Obscuring an algorithm provides only temporary security — the time until the algorithm is reverse-engineered, the circuit board is captured, or an insider defects. Once exposed, every message ever sent with that algorithm can potentially be re-examined. A Kerckhoffs-compliant system with a strong key: even if the algorithm is known for decades, every message remains protected by its unique key. Changing a compromised key takes minutes; redesigning and deploying a new secret algorithm takes years and may introduce new weaknesses.
Nazi Germany fundamentally violated Kerckhoffs's Principle when it believed Enigma's machine design could be kept permanently secret. Captured machines (from the submarine U-110 and elsewhere), captured key documents, and operator errors gave Bletchley Park everything needed to break the system — because the underlying cipher machine's wiring was not designed to be secure if known. A Kerckhoffs-compliant system would have been designed so that machine capture only helped if the specific daily key settings were also known.

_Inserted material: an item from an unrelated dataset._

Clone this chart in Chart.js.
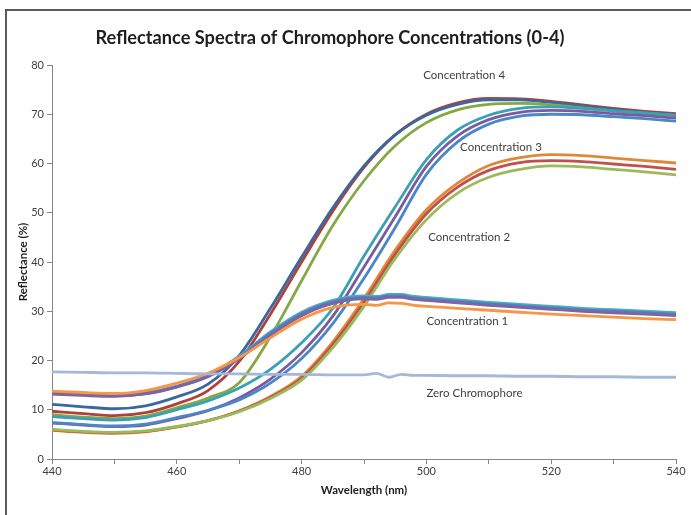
<!DOCTYPE html>
<html>
<head>
<meta charset="utf-8">
<script src="https://cdn.jsdelivr.net/npm/chart.js@4"></script>
<style>
  html, body { margin: 0; padding: 0; background: #fff; overflow: hidden; }
  #wrap { position: relative; width: 691px; height: 515px; }
  #frame { position: absolute; left: 5px; top: 9px; width: 720px; height: 540px; border: 2px solid #5a5a5a; }
  canvas { position: absolute; left: 0; top: 0; }
</style>
</head>
<body>
<div id="wrap">
  <div id="frame"></div>
  <canvas id="chart" width="691" height="515"></canvas>
</div>
<script>
// wavelength grids (nm)
const wavelengths = [440,445,450,455,460,465,470,475,480,485,490,495,500,505,510,515,520,525,530,535,540];
const wavelengthsFine = [440,445,450,455,460,465,470,475,480,485,490,492,494,496,498,500,505,510,515,520,525,530,535,540];

// Concentration 4
const conc4Blue  = [11.1,10.6,10.2,10.8,12.6,15.2,21.0,30.6,41.0,51.0,59.5,65.8,69.8,72.0,72.9,72.9,72.4,71.7,71.0,70.4,69.9];
const conc4Red   = [9.7,9.2,8.8,9.4,11.2,13.9,19.8,29.4,40.0,50.3,59.2,65.8,70.0,72.3,73.2,73.1,72.6,71.9,71.2,70.6,70.1];
const conc4Green = [9.0,8.5,8.2,8.7,10.4,12.4,15.5,24.8,36.2,47.4,56.5,63.6,68.3,70.9,72.0,72.2,71.9,71.3,70.7,70.2,69.7];

// Concentration 3
const conc3Aqua   = [8.6,8.2,7.9,8.4,10.0,11.8,14.4,18.2,23.6,30.6,41.2,51.2,60.8,66.8,69.8,71.2,71.5,71.2,70.7,70.3,69.8];
const conc3Purple = [7.3,6.9,6.6,6.9,8.2,9.8,12.4,16.2,21.6,29.0,39.0,49.2,59.4,65.6,68.9,70.4,70.8,70.6,70.1,69.7,69.2];
const conc3Blue   = [7.4,7.0,6.7,7.1,8.4,9.9,12.0,15.4,20.4,27.5,36.7,47.0,57.8,64.4,68.0,69.6,70.0,69.9,69.5,69.1,68.6];

// Concentration 2
const conc2Orange = [5.8,5.4,5.2,5.5,6.5,7.8,9.8,12.7,16.8,23.8,32.6,42.4,50.6,56.0,59.6,61.2,61.8,61.6,61.1,60.6,60.1];
const conc2Red    = [5.9,5.5,5.3,5.6,6.5,7.8,9.7,12.5,16.4,23.2,31.8,41.6,49.8,55.2,58.6,60.2,60.6,60.4,59.9,59.4,58.8];
const conc2Green  = [6.0,5.6,5.4,5.7,6.6,7.8,9.6,12.3,16.0,22.6,31.0,40.7,48.6,54.0,57.2,58.8,59.5,59.3,58.8,58.3,57.7];

// Concentration 1 (fine grid)
const conc1Aqua   = [13.4,13.1,12.9,13.4,14.8,17.0,20.9,25.8,29.8,32.2,33.1,33.0,33.4,33.4,33.0,32.8,32.3,31.8,31.4,31.0,30.6,30.3,30.0,29.7];
const conc1Blue   = [13.3,13.0,12.8,13.3,14.7,16.9,20.7,25.5,29.5,31.9,32.8,32.7,33.1,33.1,32.7,32.5,32.0,31.5,31.1,30.7,30.3,30.0,29.7,29.4];
const conc1Purple = [13.2,12.9,12.7,13.2,14.6,16.7,20.4,25.1,29.1,31.6,32.5,32.4,32.8,32.8,32.4,32.2,31.7,31.2,30.8,30.4,30.0,29.7,29.4,29.1];
const conc1Orange = [13.8,13.5,13.3,13.9,15.4,17.4,20.6,24.6,28.4,30.8,31.4,31.2,31.7,31.6,31.2,31.0,30.6,30.2,29.8,29.4,29.1,28.8,28.5,28.3];

// Zero chromophore (fine grid)
const zeroChromophore = [17.7,17.6,17.5,17.5,17.4,17.3,17.3,17.2,17.2,17.1,17.1,17.4,16.6,17.2,17.0,17.0,16.9,16.9,16.8,16.8,16.7,16.7,16.6,16.6];

const groupLabels = [
  { text: 'Concentration 4', x: 499.5, y: 78 },
  { text: 'Concentration 3', x: 505.4, y: 63.3 },
  { text: 'Concentration 2', x: 500.3, y: 45 },
  { text: 'Concentration 1', x: 500, y: 28 },
  { text: 'Zero Chromophore', x: 500, y: 13.3 }
];

function series(label, xs, ys, color) {
  return {
    label: label,
    data: xs.map((x, i) => ({ x: x, y: ys[i] })),
    borderColor: color,
    backgroundColor: color,
    borderWidth: 2.8,
    pointRadius: 0,
    cubicInterpolationMode: 'monotone',
    fill: false
  };
}

const datasets = [
  series('Zero', wavelengthsFine, zeroChromophore, '#a6b8d8'),
  series('C1 orange', wavelengthsFine, conc1Orange, '#f79646'),
  series('C1 purple', wavelengthsFine, conc1Purple, '#8064a2'),
  series('C1 blue', wavelengthsFine, conc1Blue, '#4f81bd'),
  series('C1 aqua', wavelengthsFine, conc1Aqua, '#4bacc6'),
  series('C2 green', wavelengths, conc2Green, '#9bbb59'),
  series('C2 red', wavelengths, conc2Red, '#c0504d'),
  series('C2 orange', wavelengths, conc2Orange, '#e0883a'),
  series('C3 blue', wavelengths, conc3Blue, '#4a86c8'),
  series('C3 purple', wavelengths, conc3Purple, '#7a5c9e'),
  series('C3 aqua', wavelengths, conc3Aqua, '#3aa0b6'),
  series('C4 green', wavelengths, conc4Green, '#85a843'),
  series('C4 blue', wavelengths, conc4Blue, '#3a689d'),
  series('C4 red', wavelengths, conc4Red, '#b0403e')
];

// title + group labels drawn on the canvas
const textPlugin = {
  id: 'texts',
  afterDraw(chart) {
    const ctx = chart.ctx;
    const xs = chart.scales.x, ys = chart.scales.y;
    ctx.save();
    ctx.fillStyle = '#1e1e1e';
    ctx.font = 'bold 18.2px Lato';
    ctx.textAlign = 'center';
    ctx.textBaseline = 'middle';
    ctx.fillText('Reflectance Spectra of Chromophore Concentrations (0-4)', 330, 38);
    ctx.fillStyle = '#404040';
    ctx.font = '11.5px Lato';
    ctx.textAlign = 'left';
    groupLabels.forEach(l => {
      ctx.fillText(l.text, xs.getPixelForValue(l.x), ys.getPixelForValue(l.y));
    });
    ctx.restore();
  }
};

const axisColor = '#868686';

new Chart(document.getElementById('chart'), {
  type: 'line',
  data: { datasets: datasets },
  options: {
    responsive: false,
    animation: false,
    layout: { padding: { top: 65, right: 15, bottom: 14, left: 12 } },
    plugins: { legend: { display: false }, tooltip: { enabled: false } },
    scales: {
      x: {
        type: 'linear',
        min: 440,
        max: 540,
        ticks: {
          stepSize: 10,
          color: '#404040',
          font: { family: 'Lato', size: 11 },
          maxRotation: 0,
          padding: 1,
          callback: v => (v % 20 === 0 ? v : '')
        },
        grid: { drawOnChartArea: false, tickLength: 5, color: axisColor },
        border: { color: axisColor },
        title: { display: true, text: 'Wavelength (nm)', color: '#1e1e1e', font: { family: 'Lato', size: 11.5, weight: 'bold' }, padding: { top: 4, bottom: 4 } }
      },
      y: {
        min: 0,
        max: 80,
        afterFit: s => { s.width = 40; },
        ticks: { stepSize: 10, color: '#404040', font: { family: 'Lato', size: 11 }, padding: 3 },
        grid: { drawOnChartArea: false, tickLength: 5, color: axisColor },
        border: { color: axisColor },
        title: { display: true, text: 'Reflectance (%)', color: '#1e1e1e', font: { family: 'Lato', size: 11.5, weight: 'bold' }, padding: { top: 4, bottom: 4 } }
      }
    }
  },
  plugins: [textPlugin]
});
</script>
</body>
</html>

AES was selected by the US NIST through a public five-year competition (1997–2001). The algorithm was published, attacked by the world's best cryptanalysts, analyzed for weaknesses, and refined through open peer review. The competition's winning algorithm — designed by Joan Daemen and Vincent Rijmen (Belgian) — is used in virtually every encrypted communication on earth. Its security has been publicly scrutinized for 25 years. This is Kerckhoffs's Principle in action at planetary scale.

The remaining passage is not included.